[Rows from a dataset of charts and code]

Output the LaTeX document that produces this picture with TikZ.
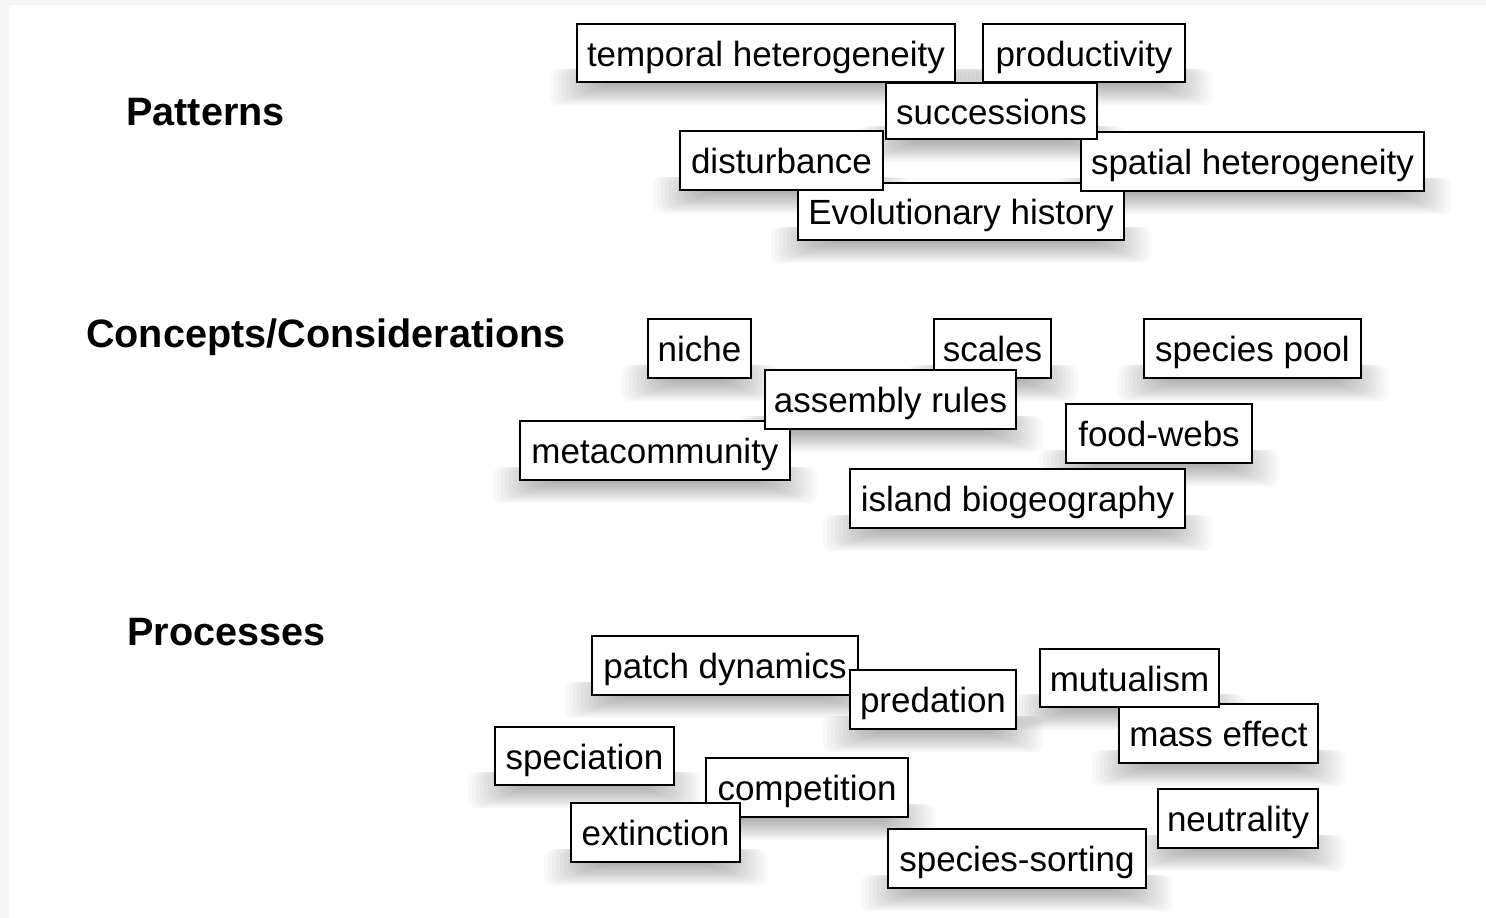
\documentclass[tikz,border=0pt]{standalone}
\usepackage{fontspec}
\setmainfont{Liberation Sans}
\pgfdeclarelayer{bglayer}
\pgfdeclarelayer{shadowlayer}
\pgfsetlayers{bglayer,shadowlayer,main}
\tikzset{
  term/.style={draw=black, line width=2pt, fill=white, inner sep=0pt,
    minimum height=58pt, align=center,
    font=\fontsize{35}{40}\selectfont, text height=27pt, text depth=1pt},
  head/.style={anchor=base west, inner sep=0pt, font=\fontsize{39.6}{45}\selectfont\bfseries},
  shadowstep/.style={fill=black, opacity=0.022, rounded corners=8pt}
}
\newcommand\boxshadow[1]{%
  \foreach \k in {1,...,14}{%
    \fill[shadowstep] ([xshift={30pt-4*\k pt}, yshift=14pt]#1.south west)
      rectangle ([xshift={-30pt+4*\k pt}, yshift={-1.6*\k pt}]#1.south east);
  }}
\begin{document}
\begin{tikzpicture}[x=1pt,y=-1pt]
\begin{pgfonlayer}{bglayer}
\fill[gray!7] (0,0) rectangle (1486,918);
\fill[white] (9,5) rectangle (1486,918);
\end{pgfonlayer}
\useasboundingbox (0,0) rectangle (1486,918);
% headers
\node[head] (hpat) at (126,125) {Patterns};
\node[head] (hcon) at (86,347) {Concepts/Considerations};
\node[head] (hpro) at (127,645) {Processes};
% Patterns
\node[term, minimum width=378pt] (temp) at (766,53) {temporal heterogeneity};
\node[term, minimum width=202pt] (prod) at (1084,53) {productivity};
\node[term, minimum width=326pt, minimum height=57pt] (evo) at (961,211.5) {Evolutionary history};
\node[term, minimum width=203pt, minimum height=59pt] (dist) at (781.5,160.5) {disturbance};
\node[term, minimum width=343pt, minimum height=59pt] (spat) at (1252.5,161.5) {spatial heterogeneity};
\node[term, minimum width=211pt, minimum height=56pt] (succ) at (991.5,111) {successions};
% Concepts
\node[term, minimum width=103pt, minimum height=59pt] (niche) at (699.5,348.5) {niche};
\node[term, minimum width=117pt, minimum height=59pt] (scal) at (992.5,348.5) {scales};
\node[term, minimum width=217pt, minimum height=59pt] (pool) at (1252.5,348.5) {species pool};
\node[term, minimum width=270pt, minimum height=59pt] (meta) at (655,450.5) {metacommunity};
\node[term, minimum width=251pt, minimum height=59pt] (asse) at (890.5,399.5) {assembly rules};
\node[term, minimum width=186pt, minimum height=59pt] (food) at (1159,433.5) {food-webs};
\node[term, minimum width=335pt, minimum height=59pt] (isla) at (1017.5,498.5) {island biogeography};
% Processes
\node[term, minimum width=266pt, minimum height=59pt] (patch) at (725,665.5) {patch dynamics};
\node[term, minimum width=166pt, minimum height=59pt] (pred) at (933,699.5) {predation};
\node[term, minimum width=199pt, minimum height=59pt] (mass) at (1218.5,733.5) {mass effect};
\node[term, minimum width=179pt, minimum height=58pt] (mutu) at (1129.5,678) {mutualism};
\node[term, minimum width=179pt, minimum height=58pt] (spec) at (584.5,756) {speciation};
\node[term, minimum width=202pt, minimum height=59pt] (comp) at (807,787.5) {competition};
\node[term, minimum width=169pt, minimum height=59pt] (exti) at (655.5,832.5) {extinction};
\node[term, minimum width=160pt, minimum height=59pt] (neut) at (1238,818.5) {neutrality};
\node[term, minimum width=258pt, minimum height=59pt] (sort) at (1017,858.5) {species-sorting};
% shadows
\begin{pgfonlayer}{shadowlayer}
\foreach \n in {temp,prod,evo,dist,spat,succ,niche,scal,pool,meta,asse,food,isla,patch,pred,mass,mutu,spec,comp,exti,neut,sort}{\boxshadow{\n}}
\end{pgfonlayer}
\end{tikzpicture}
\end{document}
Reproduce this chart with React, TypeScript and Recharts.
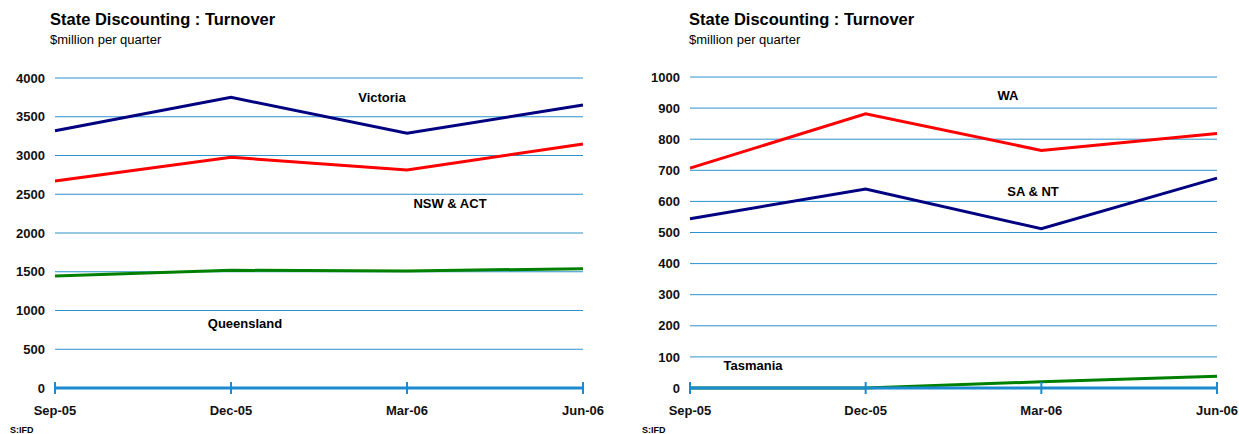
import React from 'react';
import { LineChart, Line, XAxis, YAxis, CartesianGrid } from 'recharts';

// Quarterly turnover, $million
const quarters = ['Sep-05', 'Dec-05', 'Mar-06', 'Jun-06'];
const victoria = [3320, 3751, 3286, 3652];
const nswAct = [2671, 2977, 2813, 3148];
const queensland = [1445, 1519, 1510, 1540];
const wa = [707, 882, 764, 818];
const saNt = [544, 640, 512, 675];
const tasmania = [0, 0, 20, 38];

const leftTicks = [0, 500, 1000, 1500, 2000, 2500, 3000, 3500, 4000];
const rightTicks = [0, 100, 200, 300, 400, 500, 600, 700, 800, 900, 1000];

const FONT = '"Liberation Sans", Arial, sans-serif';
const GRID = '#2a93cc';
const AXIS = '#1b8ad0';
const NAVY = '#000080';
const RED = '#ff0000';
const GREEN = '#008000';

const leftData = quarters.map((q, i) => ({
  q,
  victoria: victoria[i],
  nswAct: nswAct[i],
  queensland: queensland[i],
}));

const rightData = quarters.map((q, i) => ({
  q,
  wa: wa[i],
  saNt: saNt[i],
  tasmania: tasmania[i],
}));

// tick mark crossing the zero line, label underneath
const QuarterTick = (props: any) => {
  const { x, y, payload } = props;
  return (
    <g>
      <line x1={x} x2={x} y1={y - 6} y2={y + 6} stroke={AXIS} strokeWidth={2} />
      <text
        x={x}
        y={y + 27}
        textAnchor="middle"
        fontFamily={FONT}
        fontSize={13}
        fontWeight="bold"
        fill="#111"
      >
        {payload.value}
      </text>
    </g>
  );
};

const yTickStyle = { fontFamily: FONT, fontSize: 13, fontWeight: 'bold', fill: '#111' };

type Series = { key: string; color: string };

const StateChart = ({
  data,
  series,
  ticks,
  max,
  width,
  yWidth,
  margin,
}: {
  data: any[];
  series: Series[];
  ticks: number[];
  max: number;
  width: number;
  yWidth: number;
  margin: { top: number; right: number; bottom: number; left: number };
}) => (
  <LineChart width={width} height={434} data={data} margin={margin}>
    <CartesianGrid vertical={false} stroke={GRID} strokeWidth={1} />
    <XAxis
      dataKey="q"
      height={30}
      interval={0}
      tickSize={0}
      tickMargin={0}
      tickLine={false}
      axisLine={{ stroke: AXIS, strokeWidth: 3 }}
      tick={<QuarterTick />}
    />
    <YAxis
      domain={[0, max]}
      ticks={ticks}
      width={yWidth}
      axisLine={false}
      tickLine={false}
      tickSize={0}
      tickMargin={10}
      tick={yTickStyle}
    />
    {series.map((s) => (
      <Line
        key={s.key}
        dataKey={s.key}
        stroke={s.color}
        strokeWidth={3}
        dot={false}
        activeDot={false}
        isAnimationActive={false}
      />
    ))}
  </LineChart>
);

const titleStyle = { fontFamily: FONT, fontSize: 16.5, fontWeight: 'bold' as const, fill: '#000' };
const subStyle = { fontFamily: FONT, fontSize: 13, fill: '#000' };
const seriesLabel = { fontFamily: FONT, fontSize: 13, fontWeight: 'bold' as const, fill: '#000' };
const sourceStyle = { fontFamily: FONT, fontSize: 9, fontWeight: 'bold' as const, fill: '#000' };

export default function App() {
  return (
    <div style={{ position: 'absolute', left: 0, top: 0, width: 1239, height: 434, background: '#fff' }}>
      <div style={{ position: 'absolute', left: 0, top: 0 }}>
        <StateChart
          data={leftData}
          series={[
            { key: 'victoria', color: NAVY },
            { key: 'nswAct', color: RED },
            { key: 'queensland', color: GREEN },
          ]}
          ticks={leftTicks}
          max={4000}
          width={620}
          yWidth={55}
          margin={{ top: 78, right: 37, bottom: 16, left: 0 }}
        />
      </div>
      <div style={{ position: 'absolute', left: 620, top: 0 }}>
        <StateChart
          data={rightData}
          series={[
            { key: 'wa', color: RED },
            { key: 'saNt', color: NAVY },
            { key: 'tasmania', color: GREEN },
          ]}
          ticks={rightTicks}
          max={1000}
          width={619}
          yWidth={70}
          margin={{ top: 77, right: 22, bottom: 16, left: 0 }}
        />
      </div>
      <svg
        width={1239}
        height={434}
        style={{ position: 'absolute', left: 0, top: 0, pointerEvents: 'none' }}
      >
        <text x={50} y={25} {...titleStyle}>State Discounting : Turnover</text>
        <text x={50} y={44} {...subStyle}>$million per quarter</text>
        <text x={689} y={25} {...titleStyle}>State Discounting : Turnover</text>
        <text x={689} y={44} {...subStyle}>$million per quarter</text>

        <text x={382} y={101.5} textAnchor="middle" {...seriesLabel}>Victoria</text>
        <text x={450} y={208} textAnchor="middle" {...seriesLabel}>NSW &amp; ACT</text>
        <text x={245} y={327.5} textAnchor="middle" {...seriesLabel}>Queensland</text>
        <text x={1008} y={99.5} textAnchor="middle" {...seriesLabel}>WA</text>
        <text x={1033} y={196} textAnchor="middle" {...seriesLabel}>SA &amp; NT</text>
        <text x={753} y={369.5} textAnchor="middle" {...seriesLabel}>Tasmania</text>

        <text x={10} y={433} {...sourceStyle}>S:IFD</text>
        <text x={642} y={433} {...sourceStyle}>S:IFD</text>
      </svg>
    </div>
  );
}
--
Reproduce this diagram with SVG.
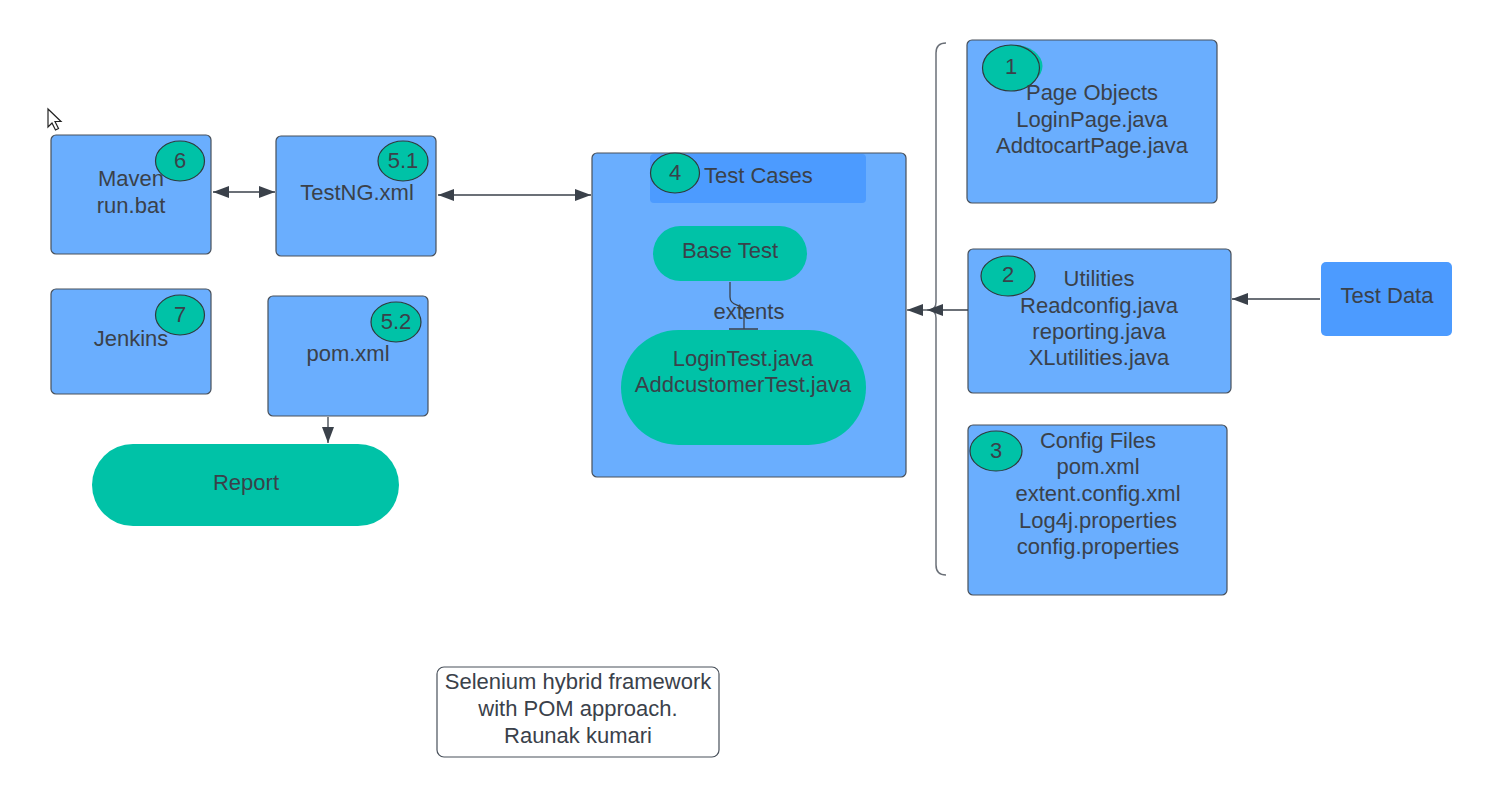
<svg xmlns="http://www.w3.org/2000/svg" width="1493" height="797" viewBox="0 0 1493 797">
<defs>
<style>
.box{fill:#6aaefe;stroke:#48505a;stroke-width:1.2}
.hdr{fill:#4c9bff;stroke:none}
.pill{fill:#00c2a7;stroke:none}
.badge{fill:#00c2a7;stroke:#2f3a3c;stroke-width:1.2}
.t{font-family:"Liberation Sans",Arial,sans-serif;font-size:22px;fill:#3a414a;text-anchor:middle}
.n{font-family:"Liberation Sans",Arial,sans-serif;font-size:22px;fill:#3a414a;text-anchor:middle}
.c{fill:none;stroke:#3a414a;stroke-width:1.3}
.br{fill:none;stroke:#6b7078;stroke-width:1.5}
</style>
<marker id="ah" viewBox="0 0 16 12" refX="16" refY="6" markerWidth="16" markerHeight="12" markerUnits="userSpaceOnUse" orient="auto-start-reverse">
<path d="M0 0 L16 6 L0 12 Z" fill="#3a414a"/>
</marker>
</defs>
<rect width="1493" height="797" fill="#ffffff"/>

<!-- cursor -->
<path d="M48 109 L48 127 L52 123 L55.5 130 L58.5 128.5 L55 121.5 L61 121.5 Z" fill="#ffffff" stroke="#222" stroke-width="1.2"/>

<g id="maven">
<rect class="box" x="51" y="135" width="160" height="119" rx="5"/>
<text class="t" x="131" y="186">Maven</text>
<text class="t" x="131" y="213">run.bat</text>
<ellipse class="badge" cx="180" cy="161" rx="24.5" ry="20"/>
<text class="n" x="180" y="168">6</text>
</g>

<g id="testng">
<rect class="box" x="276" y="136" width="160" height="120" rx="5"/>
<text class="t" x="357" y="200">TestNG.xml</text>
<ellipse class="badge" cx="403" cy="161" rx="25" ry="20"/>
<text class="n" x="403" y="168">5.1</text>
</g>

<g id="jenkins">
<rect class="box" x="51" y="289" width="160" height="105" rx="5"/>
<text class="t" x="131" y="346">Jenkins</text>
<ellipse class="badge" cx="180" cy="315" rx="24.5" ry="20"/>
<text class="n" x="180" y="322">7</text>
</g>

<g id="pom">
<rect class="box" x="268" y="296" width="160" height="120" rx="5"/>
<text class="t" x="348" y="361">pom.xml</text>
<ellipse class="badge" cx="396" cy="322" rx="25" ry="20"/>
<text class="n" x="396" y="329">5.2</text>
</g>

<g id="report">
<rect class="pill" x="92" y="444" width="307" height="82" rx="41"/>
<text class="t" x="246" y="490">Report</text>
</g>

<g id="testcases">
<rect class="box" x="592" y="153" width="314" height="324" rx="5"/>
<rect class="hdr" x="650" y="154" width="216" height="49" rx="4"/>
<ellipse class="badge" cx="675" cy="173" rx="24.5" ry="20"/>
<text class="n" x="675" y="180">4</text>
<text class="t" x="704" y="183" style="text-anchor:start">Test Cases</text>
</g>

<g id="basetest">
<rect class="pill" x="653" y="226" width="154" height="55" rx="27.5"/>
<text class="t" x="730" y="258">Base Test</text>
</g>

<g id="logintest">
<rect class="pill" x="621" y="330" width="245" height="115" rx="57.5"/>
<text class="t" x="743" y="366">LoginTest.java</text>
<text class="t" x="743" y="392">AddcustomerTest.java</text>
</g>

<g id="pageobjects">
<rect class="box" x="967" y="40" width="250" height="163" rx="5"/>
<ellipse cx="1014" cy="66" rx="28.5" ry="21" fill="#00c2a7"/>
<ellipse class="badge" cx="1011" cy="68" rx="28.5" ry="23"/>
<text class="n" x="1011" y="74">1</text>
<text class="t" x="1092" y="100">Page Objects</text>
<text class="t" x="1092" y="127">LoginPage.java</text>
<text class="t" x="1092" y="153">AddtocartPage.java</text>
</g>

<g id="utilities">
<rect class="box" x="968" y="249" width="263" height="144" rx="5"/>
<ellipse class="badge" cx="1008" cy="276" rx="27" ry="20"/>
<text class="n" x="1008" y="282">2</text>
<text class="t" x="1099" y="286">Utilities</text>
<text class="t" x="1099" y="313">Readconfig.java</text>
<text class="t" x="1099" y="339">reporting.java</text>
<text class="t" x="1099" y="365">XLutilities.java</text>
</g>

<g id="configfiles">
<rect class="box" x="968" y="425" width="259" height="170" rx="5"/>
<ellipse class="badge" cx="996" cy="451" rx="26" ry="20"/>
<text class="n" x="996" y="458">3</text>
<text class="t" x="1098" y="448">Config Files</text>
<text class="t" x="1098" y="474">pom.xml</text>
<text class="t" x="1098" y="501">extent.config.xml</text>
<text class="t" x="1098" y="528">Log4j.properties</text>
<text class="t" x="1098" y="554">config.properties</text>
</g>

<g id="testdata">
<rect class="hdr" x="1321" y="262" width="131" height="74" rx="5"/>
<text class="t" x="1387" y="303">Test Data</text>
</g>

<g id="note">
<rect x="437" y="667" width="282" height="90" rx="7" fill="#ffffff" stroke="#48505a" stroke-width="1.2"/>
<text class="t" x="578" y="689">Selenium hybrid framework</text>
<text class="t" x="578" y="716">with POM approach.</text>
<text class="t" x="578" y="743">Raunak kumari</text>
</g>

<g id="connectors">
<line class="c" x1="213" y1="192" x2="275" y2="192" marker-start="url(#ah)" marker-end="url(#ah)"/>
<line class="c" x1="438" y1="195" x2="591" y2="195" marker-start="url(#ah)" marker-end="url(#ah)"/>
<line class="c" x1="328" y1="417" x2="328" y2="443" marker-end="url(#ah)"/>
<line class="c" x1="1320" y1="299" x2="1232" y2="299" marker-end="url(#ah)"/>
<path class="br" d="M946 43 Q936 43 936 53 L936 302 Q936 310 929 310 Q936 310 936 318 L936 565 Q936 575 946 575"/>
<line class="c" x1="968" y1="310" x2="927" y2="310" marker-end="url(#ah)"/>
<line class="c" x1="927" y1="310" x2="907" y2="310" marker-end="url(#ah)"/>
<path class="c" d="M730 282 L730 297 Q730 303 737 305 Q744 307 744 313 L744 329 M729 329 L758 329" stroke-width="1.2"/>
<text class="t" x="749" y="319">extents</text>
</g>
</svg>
...
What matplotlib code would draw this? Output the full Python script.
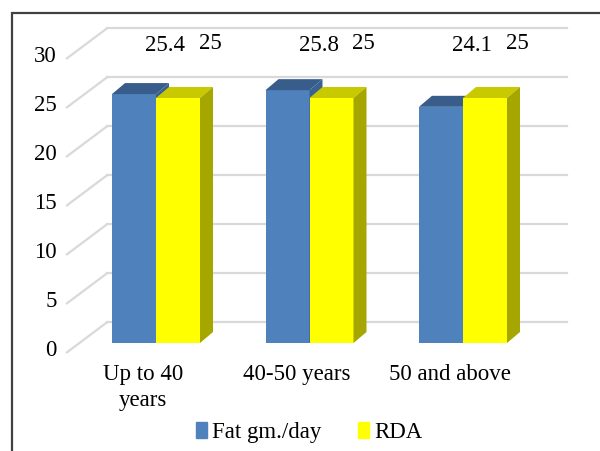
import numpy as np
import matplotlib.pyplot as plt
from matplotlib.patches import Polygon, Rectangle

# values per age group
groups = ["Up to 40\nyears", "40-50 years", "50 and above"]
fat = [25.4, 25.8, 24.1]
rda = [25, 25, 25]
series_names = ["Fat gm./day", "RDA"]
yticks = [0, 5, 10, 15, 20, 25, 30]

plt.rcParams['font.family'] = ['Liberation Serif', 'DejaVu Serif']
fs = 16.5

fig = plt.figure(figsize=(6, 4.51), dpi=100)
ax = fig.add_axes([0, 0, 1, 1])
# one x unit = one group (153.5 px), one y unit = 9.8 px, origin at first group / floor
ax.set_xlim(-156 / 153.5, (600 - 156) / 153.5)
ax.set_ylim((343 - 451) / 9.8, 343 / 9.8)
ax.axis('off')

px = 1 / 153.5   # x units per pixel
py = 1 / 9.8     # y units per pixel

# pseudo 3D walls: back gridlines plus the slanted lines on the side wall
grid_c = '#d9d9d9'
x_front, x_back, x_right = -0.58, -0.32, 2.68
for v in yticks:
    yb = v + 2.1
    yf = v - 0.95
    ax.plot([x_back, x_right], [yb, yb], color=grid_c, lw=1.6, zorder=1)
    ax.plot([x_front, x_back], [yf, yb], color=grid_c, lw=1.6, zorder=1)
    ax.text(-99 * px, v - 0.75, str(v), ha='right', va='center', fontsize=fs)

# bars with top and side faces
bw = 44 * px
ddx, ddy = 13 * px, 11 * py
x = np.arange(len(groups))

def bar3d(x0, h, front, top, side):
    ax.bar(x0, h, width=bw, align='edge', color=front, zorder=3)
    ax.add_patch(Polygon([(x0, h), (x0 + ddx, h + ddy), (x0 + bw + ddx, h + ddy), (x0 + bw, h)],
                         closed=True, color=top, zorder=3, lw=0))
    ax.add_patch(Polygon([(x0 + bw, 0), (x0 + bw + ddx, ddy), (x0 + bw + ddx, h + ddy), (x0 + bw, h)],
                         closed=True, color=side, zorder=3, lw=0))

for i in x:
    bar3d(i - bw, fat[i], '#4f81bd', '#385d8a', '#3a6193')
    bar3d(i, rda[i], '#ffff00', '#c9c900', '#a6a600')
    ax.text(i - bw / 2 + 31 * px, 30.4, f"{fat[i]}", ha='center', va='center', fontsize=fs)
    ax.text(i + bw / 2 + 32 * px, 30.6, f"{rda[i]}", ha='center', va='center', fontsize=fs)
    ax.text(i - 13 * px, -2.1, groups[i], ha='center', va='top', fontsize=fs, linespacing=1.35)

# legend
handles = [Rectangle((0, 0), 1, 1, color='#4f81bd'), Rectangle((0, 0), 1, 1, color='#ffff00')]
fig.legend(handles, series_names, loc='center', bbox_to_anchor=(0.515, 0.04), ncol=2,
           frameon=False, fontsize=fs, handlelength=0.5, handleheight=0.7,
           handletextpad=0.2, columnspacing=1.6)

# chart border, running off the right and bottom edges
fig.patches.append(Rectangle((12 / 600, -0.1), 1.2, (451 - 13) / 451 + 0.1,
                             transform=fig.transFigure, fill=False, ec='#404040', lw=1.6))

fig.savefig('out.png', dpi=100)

## Set task
Copy each line of the records above that carries the word "Reproduce".

## Response below
Reproduce this chart with React, TypeScript and Recharts.
Reproduce this diagram with SVG.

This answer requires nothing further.